Hydrogen gas is also extremely volatile in water. In an open glass, most of it escapes within 15 to 30 minutes. Even in a sealed container, levels drop significantly over four to six hours. This means that any hydrogen present in Kangen water is largely gone by the time you finish a glass at a leisurely pace, let alone if you store it in a pitcher.

Alkaline Water vs. Hydrogen Water

These two categories get conflated constantly, partly because machines like Kangen produce both alkalinity and some hydrogen simultaneously. But they work through different mechanisms and make different claims.

  • Alkaline water has a pH of 8 or 9 (sometimes higher) due to added minerals or electrolysis. The selling point is the elevated pH itself.
  • Hydrogen water contains dissolved molecular hydrogen gas at meaningful concentrations. Its pH is typically the same as or only slightly above regular water.
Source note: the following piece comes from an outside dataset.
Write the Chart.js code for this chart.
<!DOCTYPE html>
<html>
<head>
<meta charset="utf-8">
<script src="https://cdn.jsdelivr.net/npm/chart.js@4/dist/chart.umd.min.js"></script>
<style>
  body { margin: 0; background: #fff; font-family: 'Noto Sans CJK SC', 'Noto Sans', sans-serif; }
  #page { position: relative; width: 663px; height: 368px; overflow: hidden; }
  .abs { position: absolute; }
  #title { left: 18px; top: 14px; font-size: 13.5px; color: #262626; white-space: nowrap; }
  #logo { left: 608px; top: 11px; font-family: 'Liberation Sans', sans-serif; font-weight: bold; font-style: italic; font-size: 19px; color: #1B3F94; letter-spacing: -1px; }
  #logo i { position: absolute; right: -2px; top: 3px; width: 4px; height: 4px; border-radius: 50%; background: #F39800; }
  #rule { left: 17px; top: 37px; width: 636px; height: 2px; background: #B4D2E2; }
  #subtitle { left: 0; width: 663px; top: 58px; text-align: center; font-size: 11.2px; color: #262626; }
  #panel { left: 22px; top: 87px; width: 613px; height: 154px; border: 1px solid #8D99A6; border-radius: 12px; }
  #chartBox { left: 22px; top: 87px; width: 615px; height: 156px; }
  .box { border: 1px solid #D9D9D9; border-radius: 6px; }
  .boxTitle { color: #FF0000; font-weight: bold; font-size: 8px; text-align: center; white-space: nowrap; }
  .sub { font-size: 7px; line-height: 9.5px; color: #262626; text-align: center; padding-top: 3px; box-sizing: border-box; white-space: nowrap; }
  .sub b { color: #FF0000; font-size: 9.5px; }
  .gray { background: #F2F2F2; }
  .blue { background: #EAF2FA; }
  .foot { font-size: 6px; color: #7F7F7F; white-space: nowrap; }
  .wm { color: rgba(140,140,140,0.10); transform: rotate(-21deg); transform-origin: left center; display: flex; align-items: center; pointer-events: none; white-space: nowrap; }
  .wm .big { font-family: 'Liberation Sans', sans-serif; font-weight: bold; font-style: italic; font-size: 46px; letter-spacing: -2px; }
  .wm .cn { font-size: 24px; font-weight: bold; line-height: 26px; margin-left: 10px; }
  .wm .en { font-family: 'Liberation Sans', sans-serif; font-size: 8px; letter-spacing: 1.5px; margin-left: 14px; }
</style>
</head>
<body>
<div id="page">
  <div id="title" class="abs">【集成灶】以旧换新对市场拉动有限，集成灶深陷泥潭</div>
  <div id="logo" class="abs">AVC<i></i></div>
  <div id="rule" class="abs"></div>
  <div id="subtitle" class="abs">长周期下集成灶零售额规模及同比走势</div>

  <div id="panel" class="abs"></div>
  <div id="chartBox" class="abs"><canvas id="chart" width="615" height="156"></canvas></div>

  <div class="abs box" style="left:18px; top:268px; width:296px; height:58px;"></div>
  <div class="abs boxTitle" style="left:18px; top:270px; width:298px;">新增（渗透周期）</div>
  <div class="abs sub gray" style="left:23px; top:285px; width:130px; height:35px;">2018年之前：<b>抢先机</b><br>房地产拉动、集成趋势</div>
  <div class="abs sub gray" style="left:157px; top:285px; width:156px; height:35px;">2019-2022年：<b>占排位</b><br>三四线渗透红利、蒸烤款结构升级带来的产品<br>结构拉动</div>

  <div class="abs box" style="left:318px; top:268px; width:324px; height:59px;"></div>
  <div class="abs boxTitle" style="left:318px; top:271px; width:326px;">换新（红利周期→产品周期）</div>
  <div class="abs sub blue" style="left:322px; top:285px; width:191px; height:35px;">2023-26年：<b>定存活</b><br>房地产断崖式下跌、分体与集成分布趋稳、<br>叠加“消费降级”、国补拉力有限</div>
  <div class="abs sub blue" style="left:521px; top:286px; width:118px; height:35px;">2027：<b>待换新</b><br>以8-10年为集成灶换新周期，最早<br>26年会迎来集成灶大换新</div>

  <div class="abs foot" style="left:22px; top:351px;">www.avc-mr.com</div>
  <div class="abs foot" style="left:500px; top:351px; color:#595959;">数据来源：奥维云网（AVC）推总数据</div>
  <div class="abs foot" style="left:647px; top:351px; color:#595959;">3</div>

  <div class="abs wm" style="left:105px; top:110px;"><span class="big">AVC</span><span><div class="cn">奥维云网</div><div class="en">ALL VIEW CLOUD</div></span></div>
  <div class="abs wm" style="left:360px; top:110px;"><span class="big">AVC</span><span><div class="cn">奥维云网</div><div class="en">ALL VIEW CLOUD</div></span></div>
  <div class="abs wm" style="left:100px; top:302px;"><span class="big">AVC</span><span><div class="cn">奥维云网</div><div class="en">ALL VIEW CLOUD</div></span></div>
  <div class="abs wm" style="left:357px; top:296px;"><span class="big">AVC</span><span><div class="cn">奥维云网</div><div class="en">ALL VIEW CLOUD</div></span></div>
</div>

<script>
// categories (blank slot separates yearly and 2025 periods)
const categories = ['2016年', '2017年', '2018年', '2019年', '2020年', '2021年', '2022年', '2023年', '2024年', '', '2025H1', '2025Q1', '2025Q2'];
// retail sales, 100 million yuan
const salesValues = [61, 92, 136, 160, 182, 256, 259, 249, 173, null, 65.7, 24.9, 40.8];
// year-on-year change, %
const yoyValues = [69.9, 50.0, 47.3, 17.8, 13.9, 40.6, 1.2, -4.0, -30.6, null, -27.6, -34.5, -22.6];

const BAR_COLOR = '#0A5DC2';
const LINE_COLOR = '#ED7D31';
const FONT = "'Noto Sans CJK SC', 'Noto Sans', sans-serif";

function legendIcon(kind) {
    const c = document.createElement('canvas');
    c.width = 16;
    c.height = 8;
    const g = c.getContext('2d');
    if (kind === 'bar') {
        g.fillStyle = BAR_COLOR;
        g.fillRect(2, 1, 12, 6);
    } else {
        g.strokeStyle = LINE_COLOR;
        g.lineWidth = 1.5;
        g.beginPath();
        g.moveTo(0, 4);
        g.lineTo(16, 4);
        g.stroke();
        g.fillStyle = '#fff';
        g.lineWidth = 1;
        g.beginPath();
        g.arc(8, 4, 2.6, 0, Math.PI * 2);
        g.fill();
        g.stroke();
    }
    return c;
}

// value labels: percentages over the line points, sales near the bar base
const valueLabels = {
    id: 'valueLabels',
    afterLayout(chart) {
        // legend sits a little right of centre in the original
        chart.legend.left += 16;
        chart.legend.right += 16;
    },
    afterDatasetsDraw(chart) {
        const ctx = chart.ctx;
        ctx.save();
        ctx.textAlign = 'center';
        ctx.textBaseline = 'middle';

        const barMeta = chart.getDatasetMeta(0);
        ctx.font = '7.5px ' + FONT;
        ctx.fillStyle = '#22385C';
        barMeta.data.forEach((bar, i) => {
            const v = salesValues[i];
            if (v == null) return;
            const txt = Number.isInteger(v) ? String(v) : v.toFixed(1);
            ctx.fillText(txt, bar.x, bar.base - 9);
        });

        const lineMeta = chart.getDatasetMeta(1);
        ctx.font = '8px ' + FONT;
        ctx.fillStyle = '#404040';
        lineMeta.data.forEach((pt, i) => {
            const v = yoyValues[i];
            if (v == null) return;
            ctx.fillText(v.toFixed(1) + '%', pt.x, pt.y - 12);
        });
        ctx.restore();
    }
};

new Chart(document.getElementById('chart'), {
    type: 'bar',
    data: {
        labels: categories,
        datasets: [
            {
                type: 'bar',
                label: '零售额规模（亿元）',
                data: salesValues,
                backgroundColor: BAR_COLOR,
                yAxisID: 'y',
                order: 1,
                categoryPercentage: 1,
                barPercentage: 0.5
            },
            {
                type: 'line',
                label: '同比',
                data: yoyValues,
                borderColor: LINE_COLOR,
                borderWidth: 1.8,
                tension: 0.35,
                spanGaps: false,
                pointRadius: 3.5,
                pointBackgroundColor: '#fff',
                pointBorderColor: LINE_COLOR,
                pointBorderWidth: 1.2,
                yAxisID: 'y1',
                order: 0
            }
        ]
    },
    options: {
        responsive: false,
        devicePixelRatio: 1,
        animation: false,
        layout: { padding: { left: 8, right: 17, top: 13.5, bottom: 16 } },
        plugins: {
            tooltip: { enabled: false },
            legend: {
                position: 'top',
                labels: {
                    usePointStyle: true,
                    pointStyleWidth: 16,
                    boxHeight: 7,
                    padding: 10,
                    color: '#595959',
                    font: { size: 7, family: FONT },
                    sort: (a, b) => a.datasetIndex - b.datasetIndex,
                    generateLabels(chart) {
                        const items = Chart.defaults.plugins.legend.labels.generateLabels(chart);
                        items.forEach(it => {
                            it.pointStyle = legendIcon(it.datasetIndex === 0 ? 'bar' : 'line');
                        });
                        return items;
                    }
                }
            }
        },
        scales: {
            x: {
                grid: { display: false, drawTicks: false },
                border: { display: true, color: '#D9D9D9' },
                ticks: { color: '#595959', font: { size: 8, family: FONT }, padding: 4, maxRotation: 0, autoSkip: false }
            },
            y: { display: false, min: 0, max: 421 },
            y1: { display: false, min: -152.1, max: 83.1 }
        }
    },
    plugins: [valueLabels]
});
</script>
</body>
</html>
A dedicated hydrogen generator doesn’t necessarily change the pH at all. It uses a proton exchange membrane to dissolve H2 gas into water without producing the hydroxide ions that raise alkalinity. Kangen machines do both, but they prioritize the alkaline side. The result is water that is strongly alkaline but weakly hydrogenated.

What This Means for Buyers

If your goal is alkaline water with a high pH, a Kangen machine delivers that. If your goal is hydrogen-rich water at the concentrations used in research, a Kangen machine likely won’t get you there. The 0.2 to 0.4 ppm it produces sits below the 0.5 ppm minimum that the hydrogen water industry itself considers the floor for a meaningful dose.

Kangen machines also carry a price tag in the range of $4,000 to $6,000. Portable hydrogen water generators designed specifically to maximize dissolved H2 are available for a fraction of that cost, and many produce hydrogen concentrations several times higher. The tradeoff is that those devices won’t give you the high-pH alkaline water that Kangen users are accustomed to.

The bottom line: Kangen water contains hydrogen, but not enough to meet the working definition of hydrogen water. They share some chemistry, but they’re built around different priorities, and the machines that produce them are engineered for different outcomes.